Eager writers filled almost every seat in the room for my 11:00 a.m. session waiting to learn something that would help them to become published writers. Even now, at my age and with my experience, I am still honored and pleased when others look to me for expertise. I was there to help all the wanna-be writers and those who considered themselves writers already, but needed a boost to get their name out there, to be known to the readers they want to reach. 

I have been going to this conference for seventeen years. Never missed one. I know who attends this event in the beautiful little tourist town in the North Georgia mountains. I have walked in their shoes and know what they want to know. I know that most of them are not into high tech marketing. 

I asked how many had a website and then how many had a blog. As I expected, a few hands shot into the air. Many of the folks in the room were over fifty. I relaxed and felt right at home. These were my people. 

We talked about building relationships with readers, building a name as a writer at home in our own community and I told them the many ways I had done that before finding the Internet in 2007. 
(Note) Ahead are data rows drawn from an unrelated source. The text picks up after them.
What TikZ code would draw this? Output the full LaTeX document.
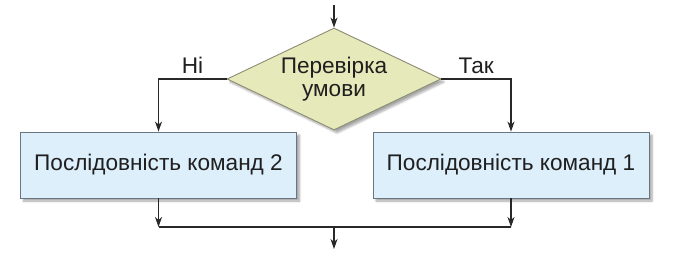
\documentclass[tikz,border=0pt]{standalone}
\usepackage{fontspec}
\setmainfont{Liberation Sans}
\usetikzlibrary{arrows.meta,shapes.geometric,shadows.blur}
\definecolor{boxfill}{RGB}{221,239,251}
\definecolor{boxline}{RGB}{105,118,130}
\definecolor{condfill}{RGB}{230,233,185}
\definecolor{condline}{RGB}{140,140,115}
\definecolor{linecol}{RGB}{40,40,40}

\begin{document}
\begin{tikzpicture}[x=1pt, y=-1pt, >={Stealth[length=10pt,width=7pt,inset=3pt]},
  font=\fontsize{22.6}{23}\selectfont, text=black!88,
  cmdbox/.style={rectangle, draw=boxline, fill=boxfill, line width=0.9pt,
    minimum width=276pt, minimum height=66pt,
    blur shadow={shadow xshift=3pt, shadow yshift=-3pt, shadow blur steps=6, shadow opacity=35}},
  cond/.style={diamond, draw=condline, fill=condfill, line width=0.9pt, aspect=2.1,
    minimum width=214pt, minimum height=102pt, inner sep=0pt, align=center,
    blur shadow={shadow xshift=3pt, shadow yshift=-3pt, shadow blur steps=6, shadow opacity=35}},
  flow/.style={draw=linecol, line width=1.1pt}]
  \useasboundingbox (0,0) rectangle (683,258);

  % --- умова ---
  \node[cond] (check) at (334,79) {Перевірка\\умови};
  % --- команди ---
  \node[cmdbox] (seq2) at (158.5,165) {Послідовність команд 2};
  \node[cmdbox] (seq1) at (511,165) {Послідовність команд 1};
  \coordinate (in) at (334,5);
  \coordinate (join) at (334,227);
  \coordinate (out) at (334,249);

  % --- стрілки ---
  \draw[flow,->] (in) -- (check.north);
  \draw[flow,->] (check.west) -| node[pos=.25, above, inner sep=5pt] {Ні} (seq2.north);
  \draw[flow,->] (check.east) -| node[pos=.25, above, inner sep=5pt] {Так} (seq1.north);
  \draw[flow,->] (seq2.south) -- (seq2.south |- join);
  \draw[flow,->] (seq1.south) -- (seq1.south |- join);
  \draw[flow] (seq2.south |- join) -- (seq1.south |- join);
  \draw[flow,->] (join) -- (out);
\end{tikzpicture}
\end{document}
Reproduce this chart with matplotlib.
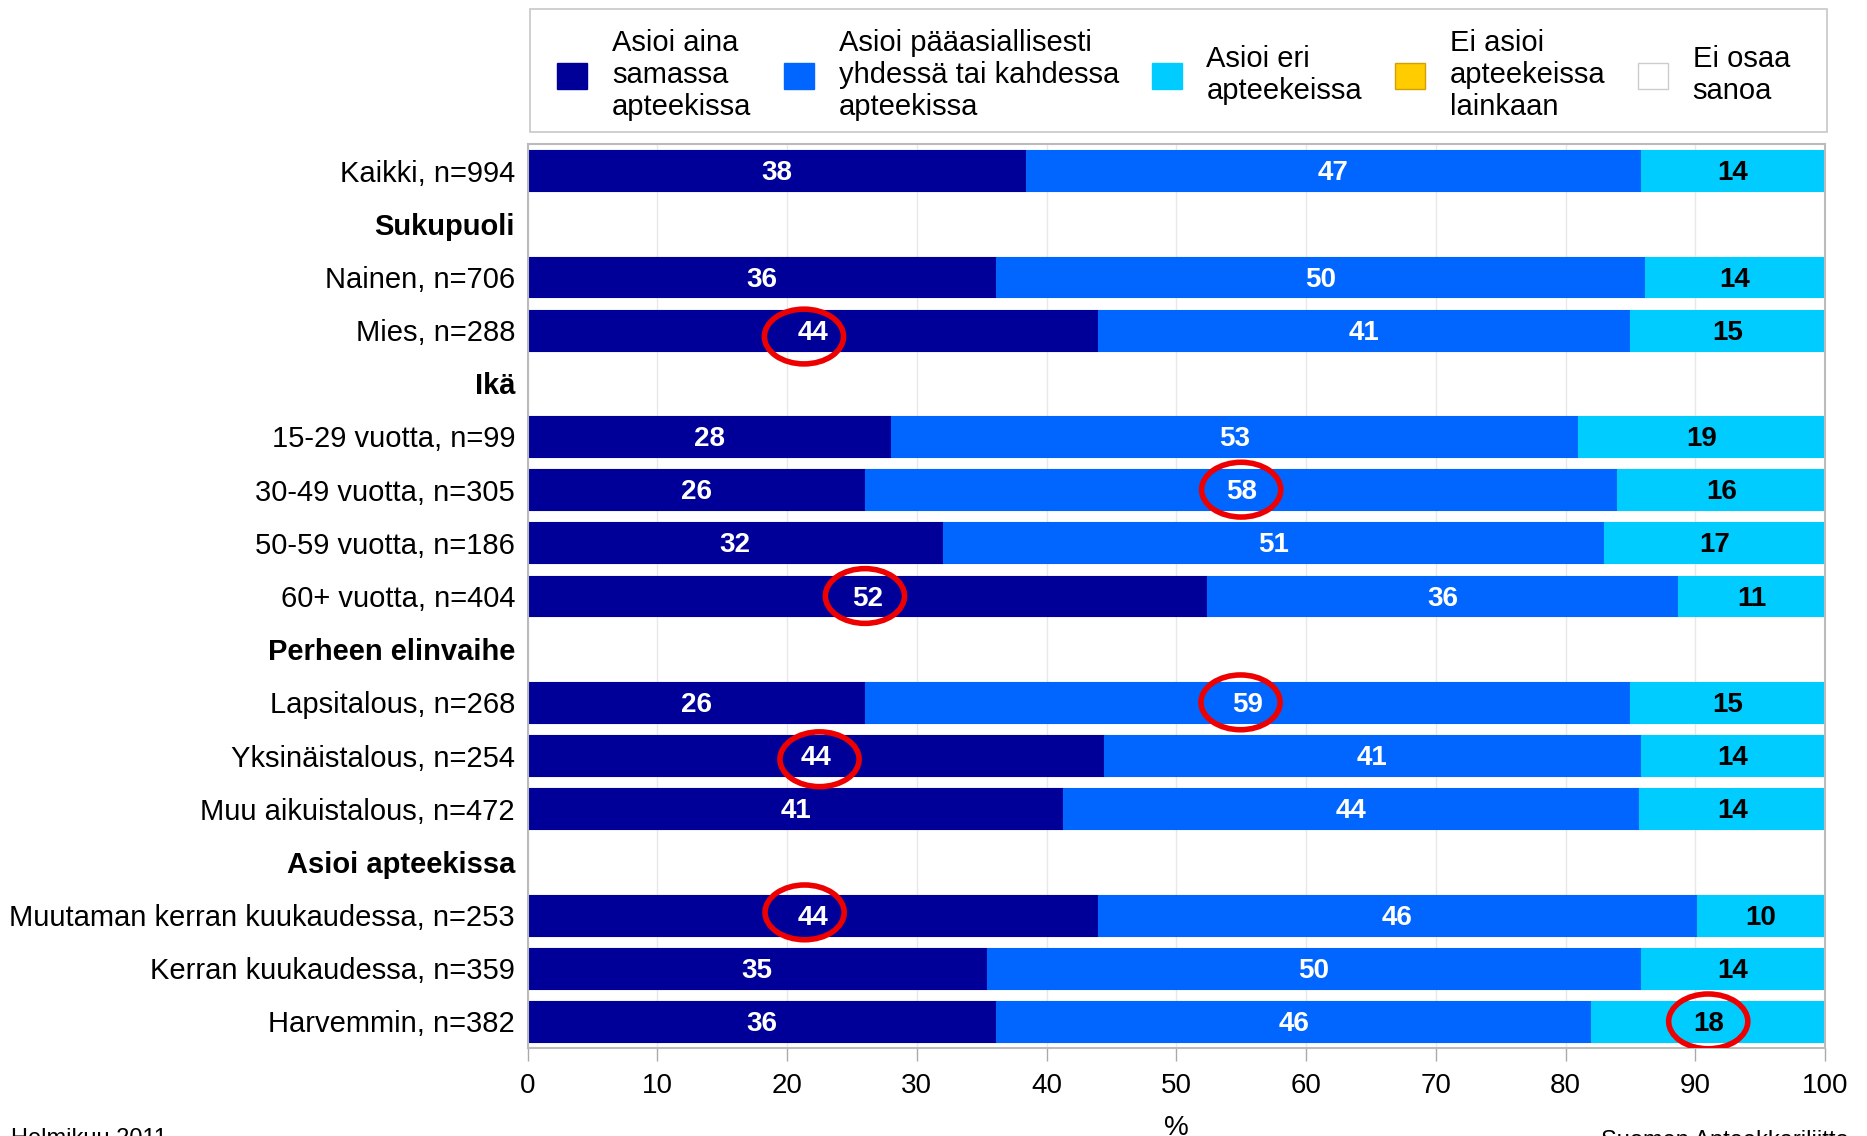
import matplotlib
matplotlib.use("Agg")
import matplotlib.pyplot as plt
from matplotlib.patches import Ellipse, Patch, Rectangle
import numpy as np

plt.rcParams['font.family'] = ['Liberation Sans', 'DejaVu Sans']

# ---------------- data ----------------
categories = [
    "Kaikki, n=994",
    "Sukupuoli",
    "Nainen, n=706",
    "Mies, n=288",
    "Ikä",
    "15-29 vuotta, n=99",
    "30-49 vuotta, n=305",
    "50-59 vuotta, n=186",
    "60+ vuotta, n=404",
    "Perheen elinvaihe",
    "Lapsitalous, n=268",
    "Yksinäistalous, n=254",
    "Muu aikuistalous, n=472",
    "Asioi apteekissa",
    "Muutaman kerran kuukaudessa, n=253",
    "Kerran kuukaudessa, n=359",
    "Harvemmin, n=382",
]
headers = ["Sukupuoli", "Ikä", "Perheen elinvaihe", "Asioi apteekissa"]

same_pharmacy = [38.4, None, 36.1, 44.0, None, 28.0, 26.0, 32.0, 52.4, None, 26.0, 44.4, 41.3, None, 44.0, 35.4, 36.1]
one_or_two    = [47.4, None, 50.0, 41.0, None, 53.0, 58.0, 51.0, 36.3, None, 59.0, 41.4, 44.4, None, 46.1, 50.4, 45.9]
different     = [14.2, None, 13.9, 15.0, None, 19.0, 16.0, 17.0, 11.3, None, 15.0, 14.2, 14.3, None,  9.9, 14.2, 18.0]
not_at_all    = [0.0, None, 0.0, 0.0, None, 0.0, 0.0, 0.0, 0.0, None, 0.0, 0.0, 0.0, None, 0.0, 0.0, 0.0]
dont_know     = [0.0, None, 0.0, 0.0, None, 0.0, 0.0, 0.0, 0.0, None, 0.0, 0.0, 0.0, None, 0.0, 0.0, 0.0]

series_names = [
    "Asioi aina\nsamassa\napteekissa",
    "Asioi pääasiallisesti\nyhdessä tai kahdessa\napteekissa",
    "Asioi eri\napteekeissa",
    "Ei asioi\napteekeissa\nlainkaan",
    "Ei osaa\nsanoa",
]
series_values = [same_pharmacy, one_or_two, different, not_at_all, dont_know]
series_colors = ["#000099", "#0066FF", "#00CCFF", "#FFCC00", "#FFFFFF"]
series_edges = ["#000099", "#0066FF", "#00CCFF", "#D4A000", "#CCCCCC"]
label_colors = ["white", "white", "black", "black", "black"]

x_ticks = [0, 10, 20, 30, 40, 50, 60, 70, 80, 90, 100]

# highlighted values: (category, series index)
highlights = [
    ("Mies, n=288", 0),
    ("30-49 vuotta, n=305", 1),
    ("60+ vuotta, n=404", 0),
    ("Lapsitalous, n=268", 1),
    ("Yksinäistalous, n=254", 0),
    ("Muutaman kerran kuukaudessa, n=253", 0),
    ("Harvemmin, n=382", 2),
]
# hand-drawn look: small offsets of each ring from its label (x in %, y in rows)
ring_offsets = [(-0.7, 0.12), (0.0, 0.0), (-0.2, 0.0), (-0.55, 0.0),
                (0.3, 0.07), (-0.65, -0.05), (0.0, 0.0)]

# ---------------- figure ----------------
fig = plt.figure(figsize=(18.67, 11.36), dpi=100)
ax = fig.add_axes([0.2826, 0.0775, 0.6949, 0.7957])

ypos = np.arange(len(categories))
bar_h = 0.77
seg_centers = {}
for i, cat in enumerate(categories):
    if cat in headers:
        continue
    left = 0.0
    for s, vals in enumerate(series_values):
        v = vals[i]
        if v is None:
            continue
        if v > 0:
            ax.barh(ypos[i], v, left=left, height=bar_h, color=series_colors[s],
                    edgecolor=series_edges[s], linewidth=0.8, zorder=2)
            ax.text(left + v / 2, ypos[i] + 0.05, f"{v:.0f}", ha="center", va="center",
                    color=label_colors[s], fontsize=20, fontweight="bold", zorder=4)
        seg_centers[(cat, s)] = left + v / 2
        left += v

for (cat, s), (dx, dy) in zip(highlights, ring_offsets):
    i = categories.index(cat)
    cx = seg_centers[(cat, s)]
    ax.add_patch(Ellipse((cx + dx, ypos[i] + dy), width=6.1, height=1.03,
                         fill=False, edgecolor="#EE0000", linewidth=4.0, zorder=5))

ax.set_xlim(0, 100)
ax.set_ylim(len(categories) - 0.5, -0.5)
ax.set_yticks(ypos)
ax.set_yticklabels(categories, fontsize=21)
for t in ax.get_yticklabels():
    if t.get_text() in headers:
        t.set_fontweight("bold")
ax.tick_params(axis="y", length=0, pad=9)
ax.set_xticks(x_ticks)
ax.set_xticklabels([str(v) for v in x_ticks], fontsize=20)
ax.tick_params(axis="x", length=9, width=1, color="#AAAAAA", pad=9, direction="out")

ax.xaxis.grid(True, color="#E8E8E8", linewidth=1)
ax.set_axisbelow(True)
for sp in ax.spines.values():
    sp.set_color("#BBBBBB")
    sp.set_linewidth(1.5)

ax.set_xlabel("%", fontsize=20)
ax.xaxis.set_label_coords(0.5, -0.074)

# legend frame (drawn separately) and legend contents
fig.patches.append(Rectangle((530 / 1867, 1 - 132 / 1136), (1827 - 530) / 1867, 123 / 1136,
                             transform=fig.transFigure, facecolor="white",
                             edgecolor="#CCCCCC", linewidth=1.3, zorder=0))
handles = [Patch(facecolor=c, edgecolor=e, linewidth=1) for c, e in zip(series_colors, series_edges)]
leg = fig.legend(handles, series_names, loc="center", ncol=5, mode="expand",
                 bbox_to_anchor=(0.2983, 0.934 - 0.05, 0.6605, 0.10),
                 fontsize=21, frameon=False,
                 handlelength=1.03, handleheight=1.03, handletextpad=0.85,
                 borderaxespad=0.0, borderpad=0.0)
for t in leg.get_texts():
    t.set_linespacing(1.2)

fig.text(0.006, 0.007, "Helmikuu 2011", fontsize=17, va="top", ha="left")
fig.text(0.8577, 0.005, "Suomen Apteekkariliitto", fontsize=17, va="top", ha="left")

fig.savefig("out.png", dpi=100)
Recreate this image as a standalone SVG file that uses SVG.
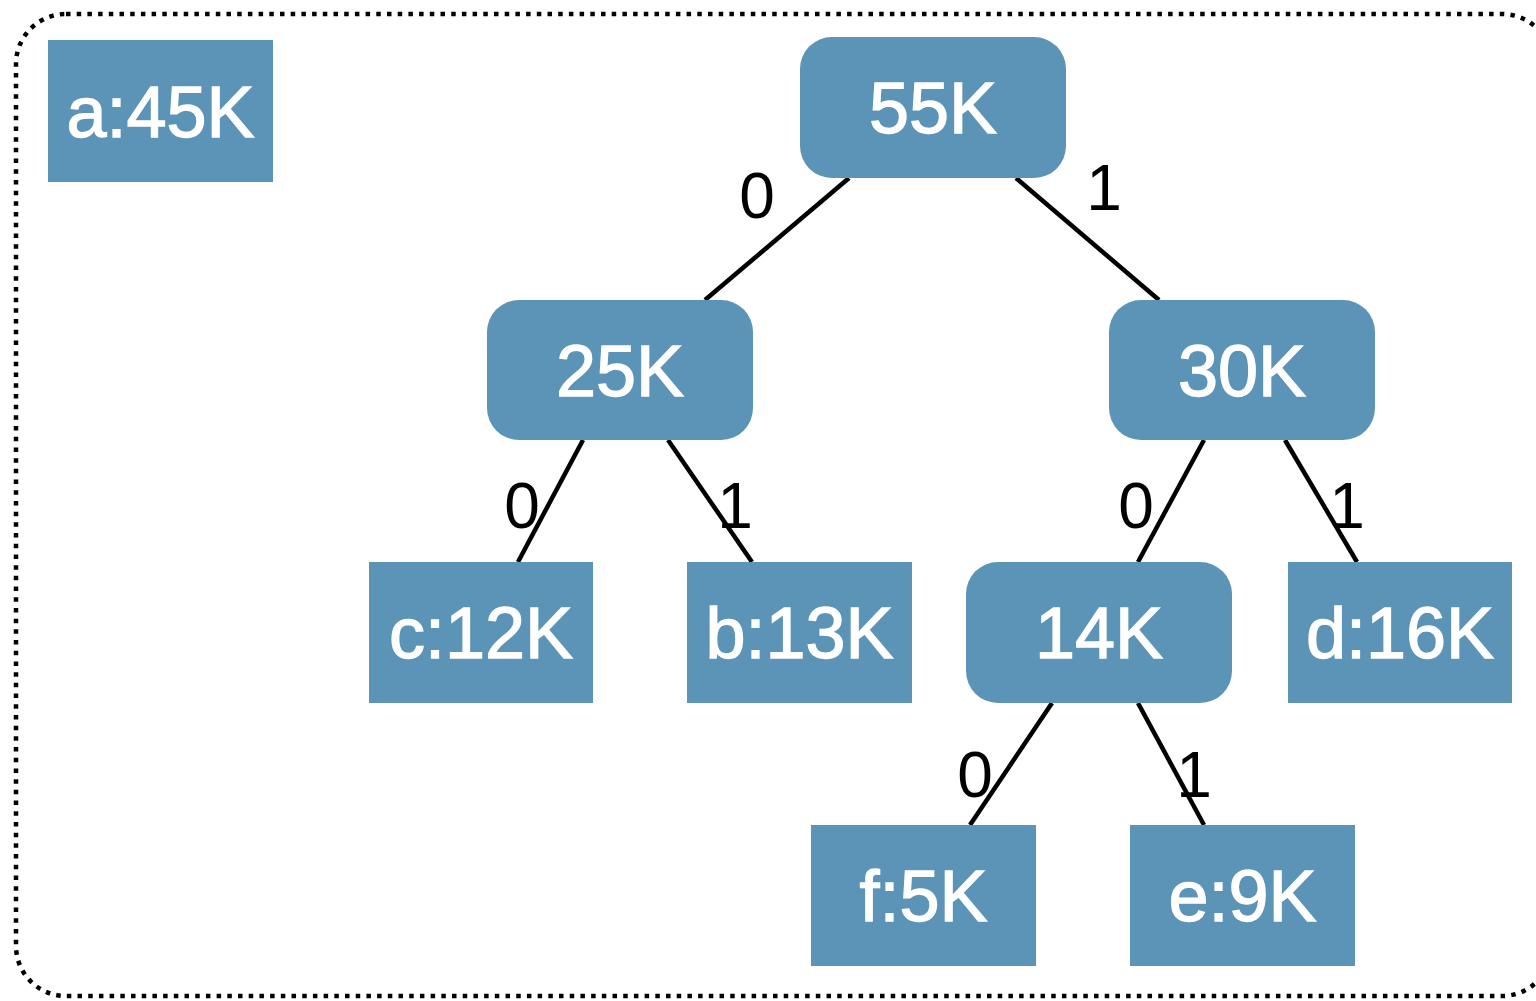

In another room a professional writer with a movie contract and ten novels to her name explained her method of building her career - Facebook and Twitter mostly - it seemed. I suggested to my group that they set up a free blog and "dip their toe into the water of the web." I did this because I know that most of them are scared to death of jumping into cyberspace in the way many do today to promote yourself and your work.

I like blogs because the writer has the opportunity to show her writing ability, show her readers who she is, what she likes, and what she expects and wants people to think about her. My theory is that a writer must first think about her readers and give them some reason to choose her words over others, to buy her book if she has one. I have favorite authors who blog and I like to know them through these weekly posts. I had some author's blogs I followed and enjoyed until those authors decided to go to FB and Twitter and leave their blogs. Now I don't follow them.

It is just not the same on FB or Twitter. If one is a famous author, he has a staff that plops up promotion material for him or he tells where he will appear next week. But an author, like our own Vicki Lane, author of The Elizabeth Goodweather Appalachian Mysteries from Bantam Dell keeps her readers with her every step as she writes and publishes her next book. We read her blog and we know the ups and downs she faces just as we do. We learn to care about her as a regular person as well as the author of the series. We worried about her when she had a car accident recently.

This quote from Seth Godin says what I think about depending on Twitter to build your writing platform.
How many eyeballs are passing by is a useless measure. All that matters is,
"how many people want to hear from you tomorrow?"

I had planned to go on with more information on building a brand, but our 45 minutes flew by once the audience became interactive with the discussion of blogging. I will be most interested to see if anyone there will set up a blog and I hope, if they do, they will let me know.